Sacha Kagan, researcher and advocate of walking practices in sustainability and the arts, has this to say about serendipitous discovery of information through use of the body. “Walking is not only an everyday practice characterizing the human being, but also a very rich form of action research. It allows embodied learning. Walking-based practices put learned things in contexts, locally and ecologically, embedded in a real geography and not only conveniently virtual. Thanks to the slower rhythm, the walker heightens his or her attention. Walking across places involves moving, exchanging, comparing. Walking is transversal because the transversal is that which cuts across, walks across, different levels of reality, not only bridging them, but also traveling beyond them. Walking can even become a genuinely transversal.”

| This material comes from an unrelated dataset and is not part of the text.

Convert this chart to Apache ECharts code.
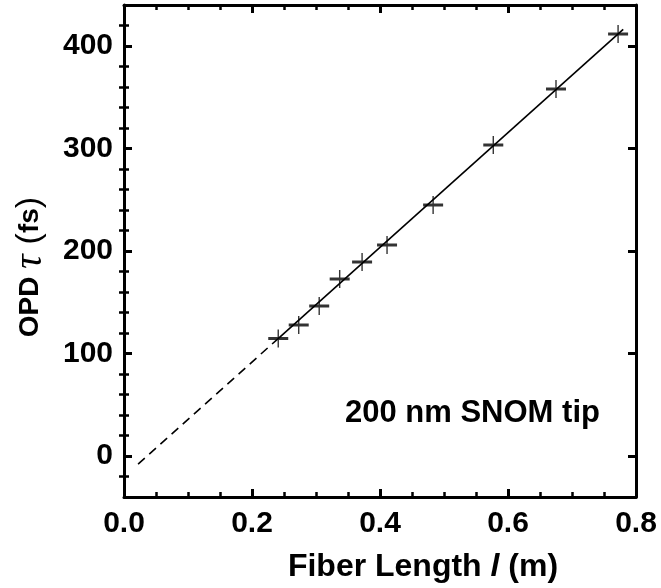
<!DOCTYPE html>
<html><head><meta charset="utf-8">
<script src="https://cdn.jsdelivr.net/npm/echarts@6/dist/echarts.min.js"></script>
<style>html,body{margin:0;padding:0;background:#fff}#c{width:661px;height:588px}</style>
</head><body><div id="c"></div>
<script>
// Measured data (fiber length in m, OPD in fs)
const lengthM = [0.241, 0.273, 0.305, 0.337, 0.372, 0.411, 0.483, 0.577, 0.675, 0.772];
const opdFs   = [114.6, 127.8, 146.3, 172.7, 189.3, 205.9, 244.9, 303.4, 358.0, 411.7];
// Linear fit: dashed extrapolation and solid part
const fitDashX = [0.022, 0.24];
const fitDashY = [-8.0, 114.1];
const fitSolidX = [0.24, 0.78];
const fitSolidY = [114.1, 416.2];
// Ticks
const xTicks = [0, 0.2, 0.4, 0.6, 0.8];
const yTicks = [0, 100, 200, 300, 400];
const yMinorTicks = [-20, 20, 40, 60, 80, 120, 140, 160, 180, 220, 240, 260, 280, 320, 340, 360, 380, 420];
const annotation = '200 nm SNOM tip';

const FONT = 'Liberation Sans';
const chart = echarts.init(document.getElementById('c'));
const crossPath = 'path://M0,8.4 L20,8.4 L20,11.6 L0,11.6 Z M9.3,0 L10.7,0 L10.7,20 L9.3,20 Z';

function xAxisCfg(pos, showLabel) {
  return {
    type: 'value', position: pos, min: 0, max: 0.8, interval: 0.2,
    axisLine: {show: true, onZero: false, lineStyle: {color: '#000', width: 3}},
    axisTick: {show: true, inside: true, length: 8, lineStyle: {color: '#000', width: 3}},
    minorTick: {show: true, splitNumber: 4, length: 5, lineStyle: {color: '#000', width: 2.5}},
    splitLine: {show: false}, minorSplitLine: {show: false},
    axisLabel: {show: showLabel, margin: 12, fontFamily: FONT, fontWeight: 'bold', fontSize: 30, color: '#000',
      formatter: v => v.toFixed(1)}
  };
}
function yAxisCfg(pos, showLabel) {
  return {
    type: 'value', position: pos, min: -40, max: 440,
    axisLine: {show: true, onZero: false, lineStyle: {color: '#000', width: 3}},
    axisTick: {show: true, inside: true, length: 8, customValues: yTicks, lineStyle: {color: '#000', width: 3}},
    splitLine: {show: false},
    axisLabel: {show: showLabel, margin: 11, customValues: yTicks, fontFamily: FONT, fontWeight: 'bold', fontSize: 30, color: '#000'}
  };
}
function yMinorCfg(pos) {
  return {
    type: 'value', position: pos, min: -40, max: 440,
    axisLine: {show: false},
    axisTick: {show: true, inside: true, length: 5, customValues: yMinorTicks, lineStyle: {color: '#000', width: 2.5}},
    axisLabel: {show: false}, splitLine: {show: false}
  };
}

chart.setOption({
  animation: false,
  backgroundColor: '#fff',
  grid: {left: 124, right: 25, top: 5, bottom: 91, containLabel: false},
  xAxis: [xAxisCfg('bottom', true), xAxisCfg('top', false)],
  yAxis: [yAxisCfg('left', true), yAxisCfg('right', false), yMinorCfg('left'), yMinorCfg('right')],
  series: [
    {type: 'line', data: fitDashX.map((x, i) => [x, fitDashY[i]]), symbol: 'none',
      lineStyle: {color: '#000', width: 1.6, type: [9, 6]}},
    {type: 'line', data: fitSolidX.map((x, i) => [x, fitSolidY[i]]), symbol: 'none',
      lineStyle: {color: '#000', width: 1.6}},
    {type: 'scatter', data: lengthM.map((x, i) => [x, opdFs[i]]), symbol: crossPath, symbolSize: [20, 18],
      itemStyle: {color: '#000'}}
  ],
  graphic: [
    {type: 'text', left: 345, top: 398, style: {text: annotation, font: 'bold 31px "Liberation Sans"', fill: '#000'}},
    {type: 'text', x: 423, y: 567,
      style: {text: '{a|Fiber Length }{b|l}{a| (m)}', align: 'center', verticalAlign: 'middle',
        rich: {
          a: {fontFamily: FONT, fontWeight: 'bold', fontSize: 32, fill: '#000'},
          b: {fontFamily: FONT, fontWeight: 'bold', fontStyle: 'italic', fontSize: 32, fill: '#000'}
        }}},
    {type: 'text', x: 30, y: 267, rotation: Math.PI / 2,
      style: {text: '{a|OPD }{t|τ }{p|(}{a|fs}{p|)}', align: 'center', verticalAlign: 'middle',
        rich: {
          a: {fontFamily: FONT, fontWeight: 'bold', fontSize: 28, fill: '#000'},
          t: {fontFamily: 'Liberation Serif', fontStyle: 'italic', fontSize: 40, fill: '#000'},
          p: {fontFamily: FONT, fontSize: 34, fill: '#000'}
        }}}
  ]
});
</script></body></html>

For the second part we used the class set of laptops to edit these sounds into audioscape poems based on Andrea Rawlings’ soundscape based ‘Visual Poems.’ But something changed when this element was introduced to the project. With the computers in the classroom, an un-embodied, distraction prone medium, the students became distant from the project. I observed students who were usually incredibly inspired, very active, and enthusiastic when working outdoors, all of a sudden disconnect and take twice as long to be half as productive as before; even the simplest tasks such as loading media into a web-app would take almost an entire class. While I was trying to find a balance with technology (which I feel was successful using the phones as audio recorders in part 1), with the computer interface, the technology became overwhelming not because the technology was particularly inaccessible or complicated. From my point of view it seemed that this was because the students were no longer in their bodies as there was no longer a need to use them when all the information (and games) only required their fingertips. All that embodied discovery from part 1 became quickly undone.
The first half of this was exactly what was needed for this project but once technology took over it fell apart. My theory here is that technology can be used in small bursts, in combination with nature, and in combination with the use of our entire entities (our bodies), but it must be a technology with simple variables and one that is well understood by the user (such as the students’ phones) — technology is essentially structure and thus requires structure to operate efficiently; when structures becomes too complicated, they falls apart. This is because it is un-embodied and thus distraction prone. On this platform, discoveries are limited and we default to the things we know (such as games or Facebook) and they do not allow us to discover further than their limitations. This of course being specific to user-friendly technology, coding is as close a technological relative to nature as possible but it is incredibly inaccessible and remains entirely disconnected from the human body at present. When we go, as Kagan would suggest, on a walk, all our senses are alive, and we are receptive and open to discovery; in a sense, we enable ourselves to be compatible with the information database that is the natural world.